State of apathy
THE WEEK|March 22, 2020
With promises made to Nirbhaya’s family unkept, her ancestral village lies neglected
PUJA AWASTHI/Ballia
State of apathy

There was a little girl who dreamt of flying to faraway lands and taking her parents along once she grew up. “In her own way, she fulfilled that promise. They took her to Singapore to be treated and came back with her dead body,” says Suresh Kumar Singh, 52, uncle of the 23-year old physiotherapy intern who was gang-raped on the night of December 16, 2012, in Delhi.

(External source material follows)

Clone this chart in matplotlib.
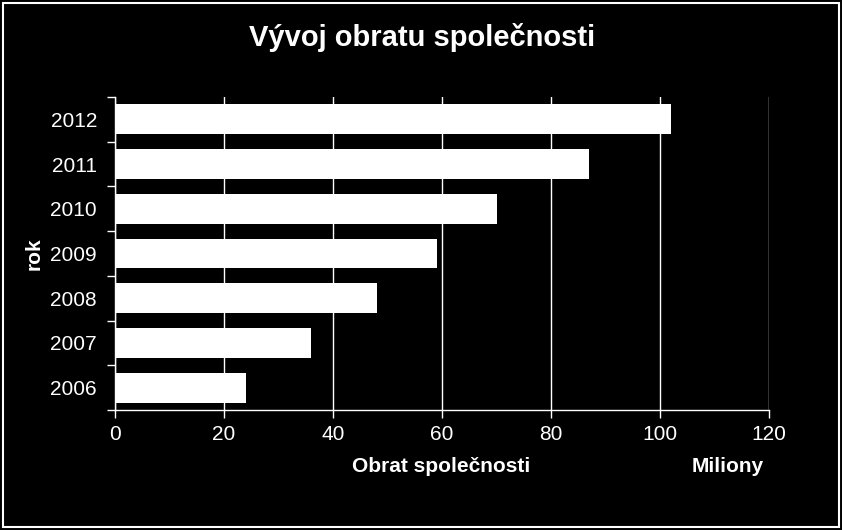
import matplotlib
matplotlib.use("Agg")
import matplotlib.pyplot as plt
from matplotlib.patches import Rectangle

# Data
years = ["2006", "2007", "2008", "2009", "2010", "2011", "2012"]
turnover = [24, 36, 48, 59, 70, 87, 102]
x_ticks = [0, 20, 40, 60, 80, 100, 120]

plt.rcParams['font.family'] = ['Liberation Sans', 'DejaVu Sans']


def main():
    fig = plt.figure(figsize=(8.42, 5.30), dpi=100, facecolor="black")
    ax = fig.add_axes([115 / 842, 120 / 530, 654 / 842, 313 / 530])
    ax.set_facecolor("black")

    pos = list(range(len(years)))
    ax.barh(pos, turnover, height=0.67, color="white", zorder=3)

    ax.set_xlim(0, 120)
    ax.set_ylim(-0.5, len(years) - 0.5)
    ax.set_xticks(x_ticks)
    ax.set_xticklabels([str(t) for t in x_ticks])
    ax.set_yticks(pos)
    ax.set_yticklabels(years)
    ax.set_yticks([p - 0.5 for p in pos] + [len(years) - 0.5], minor=True)

    ax.grid(True, axis="x", color="white", linewidth=1, zorder=1)
    for side in ["top", "right"]:
        ax.spines[side].set_visible(False)
    for side in ["left", "bottom"]:
        ax.spines[side].set_color("white")
        ax.spines[side].set_linewidth(1)

    ax.tick_params(axis="x", colors="white", labelsize=15, length=6, width=1,
                   direction="out", pad=5)
    ax.tick_params(axis="y", which="major", length=0, colors="white",
                   labelsize=15, pad=13)
    ax.tick_params(axis="y", which="minor", length=6, width=1, color="white",
                   direction="out")

    fig.text(422 / 842, 1 - 37 / 530, "Vývoj obratu společnosti", color="white",
             fontsize=21, fontweight="bold", ha="center", va="center")
    fig.text(441 / 842, 1 - 467 / 530, "Obrat společnosti", color="white",
             fontsize=15, fontweight="bold", ha="center", va="center")
    fig.text(728 / 842, 1 - 467 / 530, "Miliony", color="white",
             fontsize=15, fontweight="bold", ha="center", va="center")
    fig.text(34 / 842, 1 - 254 / 530, "rok", color="white", rotation=90,
             fontsize=15, fontweight="bold", ha="center", va="center")

    # white frame around the chart
    fig.patches.append(Rectangle((3 / 842, 3 / 530), 836 / 842, 524 / 530,
                                 transform=fig.transFigure, fill=False,
                                 edgecolor="white", linewidth=1.5))

    fig.savefig("out.png", dpi=100, facecolor="black")


if __name__ == '__main__':
    main()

Suresh is the youngest of four brothers; the intern’s father, Badrinath, is the third one. Suresh is the only one who stayed back in the family’s ancestral village of Merwara Kala in Uttar Pradesh’s Ballia district that borders Bihar, and tends to the five acres that the brothers share. Suresh says Badrinath was adamant that his three children would study as much as they wanted. “He worked overtime in his job as a loader,” he says. So careful was the intern’s family with money that in the aftermath of the gang-rape, though desperate for the comfort, they did not ask their relatives from the village to come to Delhi. Suresh says he went nevertheless, armed with a sack of rice and dal so that his brother’s family would not be burdened.

In the immediate aftermath of the gang-rape, a nation’s collective conscience was so shaken by the brutality of the act that it revisited its laws on rape and juvenile justice. International media descended on the village. “At 4am, when we would rise to perform tilanjali (an offering of sesame seeds in water) to a peepal (sacred fig) tree near our home, an Australian television crew would come to film us,” says Suresh. “They did so every day till the 13th day. Politicians of all hues came to the village.”